For DeSantis to be a "big girls blouse" ( as they say in Dublin) and throw a tizzy fit vs Disney may have been, ultimately,a step too far. It is also tinged with the smell of the ongoing struggle for power he is having with the Orange County Mayor, Jerry Demings, husband of Congresswoman Val Deming's (currently in closely watched Senate race for Marco Rubio`s seat).
Today, Disney is a huge corporate "village" which people continually confuse with being Orlando. It is an escape vacation place. There is a bit of a symbiosis with the locals through its philanthropy to Orange County Non- profits but that represents a pittance of its capability. But, thousands of locals are employed there in entertainment and a vast array of service jobs.
But here is the reality of the moment. Badly treated as employees or not ( Florida is a right to work state which hinders efforts to organize), a huge number of Disney employees are LGBTQ+ -- many drawn by the opportunities for performance which are scarce around here. They are the ones who put pressure on Disney's higher ups to resist DeSantis's all too transparent campaign to be President--this particular bill having landed heavily on the backs of the gay community (the same community that died in large numbers in the Pulse Nightclub shooting).
Disney hierarchy knows that if this population decided to walk they would have to close up shop!!
So, you are right to not totally canonize Disney for this latest move though I am glad they did it because DeSantis is simply running for President and catering to the trumpian base on the back of the State of Florida-- and, like Walt, he is dressing it up as a return to "family" values!!
Coincidentally, Disney just announced it is building a huge affordable housing project.

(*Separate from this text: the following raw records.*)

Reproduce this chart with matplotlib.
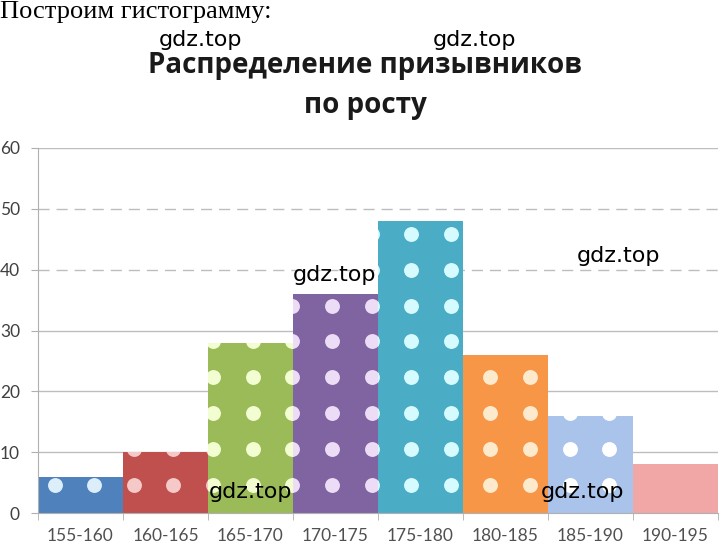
import matplotlib
matplotlib.use("Agg")
import matplotlib.pyplot as plt
import numpy as np

# данные гистограммы
categories = ["155-160", "160-165", "165-170", "170-175", "175-180", "180-185", "185-190", "190-195"]
counts = [6, 10, 28, 36, 48, 26, 16, 8]
bar_colors = ["#4f81bd", "#c0504d", "#9bbb59", "#8064a2", "#4bacc6", "#f79646", "#a9c3ea", "#f2a7a7"]
dot_colors = ["#dceefa", "#f6c9c9", "#f3fdd2", "#ecdcf6", "#d6fbff", "#fde9cc", "#ffffff", "#f2a7a7"]
y_ticks = [0, 10, 20, 30, 40, 50, 60]
dashed_ticks = [40, 50]
watermarks = [(201, 40), (474, 40), (334, 275), (619, 256), (250, 492), (582, 492)]

fig = plt.figure(figsize=(7.21, 5.45), dpi=100)
ax = fig.add_axes([38 / 721, 1 - 513 / 545, 680 / 721, 365 / 545])

ax.set_xlim(0, len(categories))
ax.set_ylim(0, 60)

# линии сетки
for t in y_ticks[1:]:
    ls = (0, (8, 5)) if t in dashed_ticks else "-"
    ax.axhline(t, color="#bdbdbd", lw=1, ls=ls, zorder=0)

# столбцы с точечным узором
x_pos = np.arange(len(categories))
bars = ax.bar(x_pos, counts, width=1.0, align="edge", color=bar_colors, zorder=2)
dot_x = np.arange(0.196, len(categories), 0.466)
dot_y = np.arange(4.6, 60, 5.9)
gx, gy = np.meshgrid(dot_x, dot_y)
for bar, dc in zip(bars, dot_colors):
    sc = ax.scatter(gx.ravel(), gy.ravel(), s=115, color=dc, linewidths=0, zorder=3)
    sc.set_clip_path(bar)

for s in ["top", "right"]:
    ax.spines[s].set_visible(False)
for s in ["left", "bottom"]:
    ax.spines[s].set_color("#b0b0b0")

ax.set_yticks(y_ticks)
ax.set_yticklabels([str(t) for t in y_ticks])
ax.set_xticks(x_pos + 0.5)
ax.set_xticklabels(categories)
ax.xaxis.set_minor_locator(matplotlib.ticker.FixedLocator(np.arange(len(categories) + 1)))
ax.tick_params(axis="x", which="major", length=0, pad=11, labelsize=12.5, labelcolor="#505050")
ax.tick_params(axis="x", which="minor", length=5, color="#b0b0b0")
ax.tick_params(axis="y", length=5, color="#b0b0b0", pad=8, labelsize=12.5, labelcolor="#404040")
for lbl in ax.get_xticklabels() + ax.get_yticklabels():
    lbl.set_family("Lato")

# заголовки
fig.text(0.0, 1 - 1 / 545, "Построим гистограмму:", family="Liberation Serif",
         fontsize=19, ha="left", va="top")
fig.text(365 / 721, 1 - 66 / 545, "Распределение призывников", family="Open Sans",
         fontweight="bold", fontsize=20, ha="center", va="center", color="#1a1a1a")
fig.text(365 / 721, 1 - 106 / 545, "по росту", family="Open Sans",
         fontweight="bold", fontsize=20, ha="center", va="center", color="#1a1a1a")

# водяные знаки
for wx, wy in watermarks:
    fig.text(wx / 721, 1 - wy / 545, "gdz.top", family="DejaVu Sans",
             fontsize=16, ha="center", va="center", color="black", zorder=10)

fig.savefig("out.png", dpi=100)
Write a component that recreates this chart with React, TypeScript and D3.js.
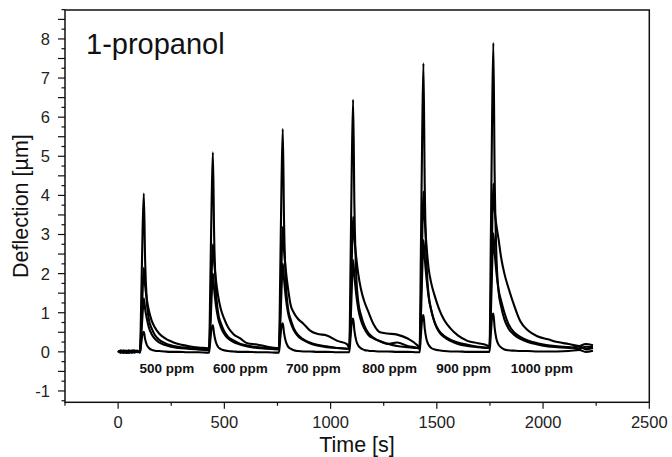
import React from "react";
import * as d3 from "d3";

// ---- data ----
const pulseStarts = [103, 428, 757, 1088, 1419, 1748];
const ppmLabels = ["500 ppm", "600 ppm", "700 ppm", "800 ppm", "900 ppm", "1000 ppm"];
const ppmLabelTimes = [230, 575, 919, 1278, 1626, 1994];
const offsets = [0, 6, 12, 18, 24, 32, 42, 55, 70, 90, 115, 145, 180, 225, 275, 320];
const preTimes = [0, 12, 25, 38, 50, 63, 76, 90, 100];
const endTimes = [2120, 2170, 2200, 2235];

const traceAPre = [0.03, -0.02, 0.04, 0.0, 0.03, -0.02, 0.02, -0.01, 0.0];
const traceA = [
  [0.02, 1.4, 3.05, 4.05, 2.35, 1.3, 0.82, 0.6, 0.43, 0.31, 0.23, 0.17, 0.13, 0.1, 0.07, 0.05],
  [0.05, 1.8, 3.8, 5.1, 2.95, 1.63, 1.02, 0.74, 0.54, 0.38, 0.29, 0.21, 0.16, 0.12, 0.09, 0.07],
  [0.07, 2.0, 4.3, 5.7, 3.3, 1.82, 1.14, 0.83, 0.6, 0.43, 0.32, 0.24, 0.18, 0.14, 0.1, 0.08],
  [0.08, 2.26, 4.84, 6.45, 3.74, 2.06, 1.29, 0.94, 0.68, 0.48, 0.36, 0.27, 0.21, 0.15, 0.12, 0.1],
  [0.1, 2.58, 5.5, 7.38, 4.28, 2.36, 1.48, 1.07, 0.77, 0.55, 0.41, 0.31, 0.24, 0.18, 0.13, 0.11],
  [0.11, 2.77, 5.9, 7.9, 4.58, 2.53, 1.58, 1.15, 0.83, 0.59, 0.44, 0.33, 0.25, 0.19, 0.14, 0.12],
];
const traceAEnd = [0.1, 0.14, 0.07, 0.1];

const traceBPre = [-0.02, 0.04, -0.01, 0.03, -0.03, 0.02, 0.04, 0.0, 0.02];
const traceB = [
  [0.03, 0.65, 1.5, 2.15, 1.7, 1.35, 1.05, 0.8, 0.62, 0.47, 0.36, 0.27, 0.2, 0.15, 0.11, 0.09],
  [0.08, 0.85, 1.95, 2.75, 2.3, 1.85, 1.45, 1.1, 0.86, 0.62, 0.45, 0.35, 0.22, 0.19, 0.13, 0.1],
  [0.1, 1.0, 2.25, 3.2, 2.6, 2.1, 1.65, 1.2, 1.0, 0.84, 0.72, 0.55, 0.46, 0.42, 0.28, 0.2],
  [0.1, 1.05, 2.4, 3.45, 2.9, 2.45, 2.0, 1.6, 1.3, 1.02, 0.7, 0.5, 0.47, 0.44, 0.34, 0.17],
  [0.1, 1.25, 2.85, 4.1, 3.4, 2.75, 2.15, 1.75, 1.45, 1.12, 0.82, 0.6, 0.42, 0.28, 0.22, 0.16],
  [0.12, 1.3, 3.0, 4.3, 3.65, 3.25, 2.9, 2.4, 2.0, 1.62, 1.2, 0.78, 0.55, 0.4, 0.32, 0.25],
];
const traceBEnd = [0.2, 0.15, 0.2, 0.17];

const traceCPre = [0.0, 0.02, -0.03, 0.01, 0.03, -0.02, 0.0, 0.03, -0.01];
const traceC = [
  [0.0, 0.42, 0.96, 1.37, 1.1, 0.85, 0.62, 0.45, 0.33, 0.24, 0.18, 0.13, 0.1, 0.08, 0.06, 0.05],
  [0.05, 0.6, 1.4, 2.0, 1.6, 1.2, 0.88, 0.64, 0.47, 0.34, 0.25, 0.19, 0.14, 0.1, 0.08, 0.07],
  [0.07, 0.68, 1.58, 2.26, 1.85, 1.4, 1.02, 0.75, 0.55, 0.4, 0.3, 0.22, 0.16, 0.12, 0.1, 0.08],
  [0.08, 0.7, 1.65, 2.35, 1.95, 1.5, 1.1, 0.8, 0.6, 0.43, 0.34, 0.27, 0.2, 0.24, 0.15, 0.1],
  [0.08, 0.86, 2.0, 2.86, 2.4, 1.9, 1.42, 1.05, 0.76, 0.52, 0.38, 0.28, 0.2, 0.15, 0.12, 0.1],
  [0.1, 0.9, 2.1, 3.03, 2.55, 2.05, 1.6, 1.3, 1.0, 0.7, 0.5, 0.38, 0.29, 0.22, 0.17, 0.14],
];
const traceCEnd = [0.12, 0.09, 0.13, 0.12];

const traceDPre = [0.02, -0.02, 0.01, -0.03, 0.0, 0.03, -0.02, 0.01, -0.01];
const traceD = [
  [-0.02, 0.23, 0.46, 0.51, 0.33, 0.18, 0.1, 0.05, 0.03, 0.02, 0.01, 0.0, 0.0, -0.01, -0.01, -0.02],
  [-0.02, 0.3, 0.6, 0.68, 0.45, 0.25, 0.13, 0.07, 0.04, 0.02, 0.01, 0.0, 0.0, -0.01, -0.01, -0.02],
  [-0.02, 0.33, 0.65, 0.73, 0.48, 0.27, 0.14, 0.08, 0.04, 0.02, 0.01, 0.01, 0.0, 0.0, -0.01, -0.01],
  [-0.01, 0.38, 0.76, 0.85, 0.55, 0.3, 0.16, 0.09, 0.05, 0.03, 0.02, 0.01, 0.01, 0.0, 0.0, -0.01],
  [-0.01, 0.42, 0.84, 0.94, 0.6, 0.33, 0.18, 0.1, 0.06, 0.04, 0.02, 0.01, 0.01, 0.0, 0.0, 0.0],
  [0.0, 0.44, 0.88, 0.98, 0.62, 0.34, 0.19, 0.11, 0.06, 0.04, 0.03, 0.02, 0.02, 0.01, 0.01, 0.01],
];
const traceDEnd = [0.02, 0.05, 0.0, 0.03];

const xTickValues = [0, 500, 1000, 1500, 2000, 2500];
const yTickValues = [-1, 0, 1, 2, 3, 4, 5, 6, 7, 8];

function buildSeries(pre: number[], pulses: number[][], end: number[]): [number, number][] {
  const pts: [number, number][] = [];
  pre.forEach((v, i) => pts.push([preTimes[i], v]));
  pulses.forEach((arr, p) => {
    arr.forEach((v, j) => pts.push([pulseStarts[p] + offsets[j], v]));
  });
  end.forEach((v, i) => pts.push([endTimes[i], v]));
  return pts;
}

const series = [
  buildSeries(traceAPre, traceA, traceAEnd),
  buildSeries(traceBPre, traceB, traceBEnd),
  buildSeries(traceCPre, traceC, traceCEnd),
  buildSeries(traceDPre, traceD, traceDEnd),
];

const W = 672;
const H = 457;
const L = 65, R = 649.3, T = 10, B = 402.3;
const FONT = "'Liberation Sans', Arial, sans-serif";

export default function App() {
  const x = d3.scaleLinear().domain([-250, 2500]).range([L, R]);
  const y = d3.scaleLinear().domain([-1.29, 8.74]).range([B, T]);
  const line = d3
    .line<[number, number]>()
    .x((d) => x(d[0]))
    .y((d) => y(d[1]))
    .curve(d3.curveMonotoneX);

  const xMinor = d3.range(-250, 2501, 250).filter((v) => !xTickValues.includes(v));
  const yQuarter = d3.range(-1.25, 8.76, 0.25);

  return (
    <svg
      width={W}
      height={H}
      style={{ position: "absolute", left: 0, top: 0, background: "#fff" }}
      fontFamily={FONT}
    >
      <rect x={0} y={0} width={W} height={H} fill="#fff" />
      {/* data */}
      <g fill="none" stroke="#000" strokeWidth={2.1} strokeLinejoin="round">
        {series.map((s, i) => (
          <path key={i} d={line(s) || ""} />
        ))}
      </g>
      {/* frame */}
      <rect x={L} y={T} width={R - L} height={B - T} fill="none" stroke="#111" strokeWidth={1.5} />
      {/* ticks */}
      <g stroke="#111" strokeWidth={1.2}>
        {yQuarter.map((v, i) => {
          const isHalf = Math.abs(v * 2 - Math.round(v * 2)) < 1e-6;
          const len = isHalf ? 7 : 3.5;
          return <line key={i} x1={L - len} x2={L} y1={y(v)} y2={y(v)} />;
        })}
        {xTickValues.map((v) => (
          <line key={"xm" + v} x1={x(v)} x2={x(v)} y1={B} y2={B + 6.5} />
        ))}
        {xMinor.map((v) => (
          <line key={"xn" + v} x1={x(v)} x2={x(v)} y1={B} y2={B + 3.5} />
        ))}
      </g>
      {/* tick labels */}
      <g fill="#222" fontSize={16.5}>
        {yTickValues.map((v) => (
          <text key={v} x={L - 15} y={y(v)} dy="0.36em" textAnchor="end">
            {v}
          </text>
        ))}
        {xTickValues.map((v) => (
          <text key={v} x={x(v)} y={B + 26} textAnchor="middle">
            {v}
          </text>
        ))}
      </g>
      {/* axis titles */}
      <text x={357} y={452} textAnchor="middle" fontSize={21.5} fill="#111">
        Time [s]
      </text>
      <text
        transform={`translate(28, ${(T + B) / 2}) rotate(-90)`}
        textAnchor="middle"
        fontSize={21.5}
        fill="#111"
      >
        Deflection [µm]
      </text>
      {/* annotation */}
      <text x={86} y={54} fontSize={29} fill="#111">
        1-propanol
      </text>
      <g fontSize={13.5} fontWeight="bold" fill="#111">
        {ppmLabels.map((lab, i) => (
          <text key={lab} x={x(ppmLabelTimes[i])} y={373} textAnchor="middle">
            {lab}
          </text>
        ))}
      </g>
    </svg>
  );
}
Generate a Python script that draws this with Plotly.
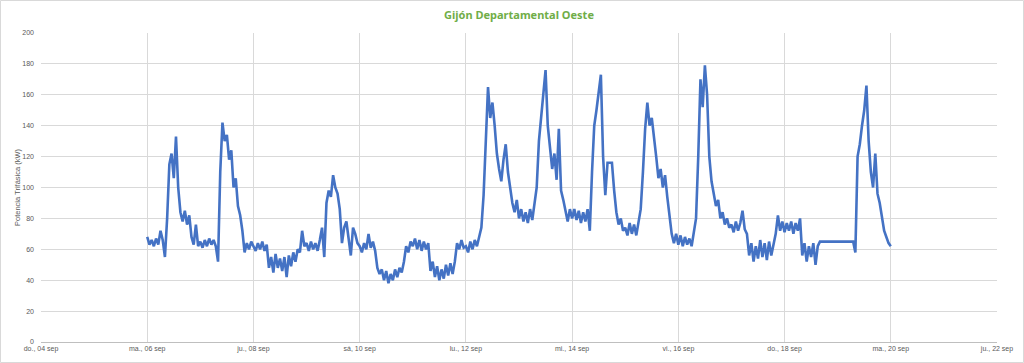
import pandas as pd
import plotly.graph_objects as go

# Hourly readings of three-phase power (kW)
sep06 = [68, 63, 66, 62, 67, 63, 72, 66, 55, 80, 115, 122, 106, 133, 100, 84, 78, 85, 76, 82, 68, 63, 76, 62]
sep07 = [65, 61, 66, 62, 67, 63, 66, 62, 52, 110, 142, 130, 134, 118, 124, 100, 106, 88, 82, 72, 58, 64, 60, 65]
sep08 = [62, 59, 64, 60, 65, 59, 63, 48, 55, 45, 57, 48, 54, 46, 55, 42, 56, 49, 58, 52, 60, 58, 72, 62]
sep09 = [64, 59, 65, 60, 64, 59, 66, 74, 55, 90, 98, 94, 108, 100, 96, 86, 64, 74, 78, 66, 56, 74, 70, 64]
sep10 = [62, 58, 64, 60, 70, 61, 65, 59, 48, 44, 47, 40, 46, 38, 44, 40, 47, 42, 48, 45, 52, 62, 58, 65]
sep11 = [62, 67, 60, 66, 59, 65, 60, 64, 46, 52, 42, 49, 40, 47, 41, 50, 43, 51, 44, 52, 64, 60, 66, 61]
sep12 = [62, 58, 65, 60, 66, 62, 68, 74, 95, 130, 165, 145, 155, 140, 122, 112, 104, 118, 128, 110, 100, 90, 84, 92]
sep13 = [80, 86, 78, 84, 77, 86, 79, 88, 100, 130, 145, 160, 176, 140, 125, 112, 122, 105, 138, 98, 92, 85, 78, 86]
sep14 = [80, 86, 79, 85, 77, 84, 78, 86, 72, 110, 140, 150, 160, 173, 120, 95, 116, 116, 116, 98, 84, 76, 80, 72]
sep15 = [74, 69, 77, 70, 76, 69, 78, 86, 110, 138, 155, 140, 145, 130, 120, 106, 112, 100, 108, 94, 80, 70, 64, 70]
sep16 = [63, 69, 62, 68, 63, 67, 62, 70, 80, 120, 170, 152, 179, 160, 120, 104, 96, 88, 92, 80, 84, 76, 80, 74]
sep17 = [76, 71, 78, 72, 77, 85, 73, 70, 56, 64, 52, 62, 54, 66, 55, 64, 53, 65, 56, 63, 70, 82, 72, 78]
sep18 = [71, 77, 72, 78, 70, 77, 72, 80, 56, 64, 52, 62, 55, 64, 50, 62, 65,
         None, None, None, None, None, None, None]
sep19 = [None, None, None, None, None, None, None, 65, 58, 120, 128, 140, 150, 166, 130, 110, 100, 122, 96, 90, 80, 72, 68, 64]
sep20 = [62]

values = (sep06 + sep07 + sep08 + sep09 + sep10 + sep11 + sep12 + sep13 +
          sep14 + sep15 + sep16 + sep17 + sep18 + sep19 + sep20)
times = pd.date_range("2023-09-06 00:00", periods=len(values), freq="h")

tick_dates = ["2023-09-04", "2023-09-06", "2023-09-08", "2023-09-10", "2023-09-12",
              "2023-09-14", "2023-09-16", "2023-09-18", "2023-09-20", "2023-09-22"]
tick_labels = ["do., 04 sep", "ma., 06 sep", "ju., 08 sep", "sá, 10 sep", "lu., 12 sep",
               "mi., 14 sep", "vi., 16 sep", "do., 18 sep", "ma., 20 sep", "ju., 22 sep"]
y_ticks = [0, 20, 40, 60, 80, 100, 120, 140, 160, 180, 200]

title_text = "Gijón Departamental Oeste"
y_title = "Potencia Trifásica (kW)"

fig = go.Figure()
fig.add_trace(go.Scatter(
    x=times, y=values, mode="lines", connectgaps=True,
    line=dict(color="#4472C4", width=2.6), showlegend=False,
))

L, R, T, B = 41, 27, 33, 21
W, H = 1024, 363
pw, ph = W - L - R, H - T - B

fig.update_layout(
    width=W, height=H,
    margin=dict(l=L, r=R, t=T, b=B, pad=0, autoexpand=False),
    paper_bgcolor="white", plot_bgcolor="white",
    font=dict(family="Liberation Sans, Arial, sans-serif", size=7, color="#595959"),
    title=dict(text="<b>" + title_text + "</b>", x=0.5, xref="paper", xanchor="center",
               y=1 - 15 / H, yanchor="middle", yref="container",
               font=dict(family="Noto Sans, sans-serif", size=11, color="#70AD47")),
    xaxis=dict(
        type="date", range=["2023-09-04", "2023-09-22"], automargin=False,
        tickvals=tick_dates, ticktext=tick_labels,
        showgrid=True, gridcolor="#D9D9D9", gridwidth=1,
        showline=True, linecolor="#BFBFBF", linewidth=1,
        ticks="", zeroline=False,
        tickfont=dict(size=7, color="#595959"),
    ),
    yaxis=dict(
        range=[0, 200], tickvals=y_ticks, automargin=False,
        showgrid=True, gridcolor="#D9D9D9", gridwidth=1,
        zeroline=False, showline=False, ticks="",
        ticklabelstandoff=6,
        tickfont=dict(size=7, color="#595959"),
        title=dict(text=y_title, font=dict(size=7.5, color="#595959"), standoff=0),
    ),
    shapes=[dict(
        type="rect", xref="paper", yref="paper",
        x0=(0.5 - L) / pw, x1=(W - 0.5 - L) / pw,
        y0=-(B - 0.5) / ph, y1=(ph + T - 0.5) / ph,
        line=dict(color="#D9D9D9", width=1), fillcolor="rgba(0,0,0,0)", layer="below",
    )],
)

fig.write_html(
    "out.html",
    config={"displayModeBar": False},
    post_script="document.body.style.margin='0';document.body.style.overflow='hidden';",
)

The fight goes on!! Buckle up.
Yes, Disney represents a very American dilemma. they own a gigantic share of the entertainment marketplace and are hardly going to be especially edgy or controversial because they see themselves as all-powerful and, in the context of "entertainment," they might as well BE all-powerful. they're pretty cheap and not especially good to the people who work for them (certain content creators who are considered "indispensable" are given very large "retainers" ((aka bribes)) not to go anywhere else. and the history of the founder is a sort of parallel history of the pseudo-conservative non-movement that's been at very least lurking behind the so-called GOP since at least 1932 (you left out Walt's well-attested taste for underage girls, which is so widely believed that the company saw fight to "debunk" it in a biographical documentary they produced). but it IS a company that is extremely gay-friendly and has been for a longer time, and to a greater degree, than many other entertainment megaliths. of course, this brouhaha DID follow the news that Disney had contributed to that dickweed De Santis's campaign, after which they got called out pretty loudly and were then obliged to double down on what their policy always was, although it wasn't necessarily highly publicized (these are very purely bottom line people who don't like taking chances). but they DID, in fact, double down on it. and they are, in fact, not backing down. so yeah, in this case it really does seem to be a case of "the enemy of your enemy is your friend," at least for NOW. and I like to thank anyone who quotes or otherwise refers to Hofstadter, who was one of forgotten names for much too long but who I find being quoted more and more frequently. and even if HIS name had fallen out of the general consciousness for awhile, the many great historians he trained (Eric Foner springs to mind) have tended to be very much front-and-center.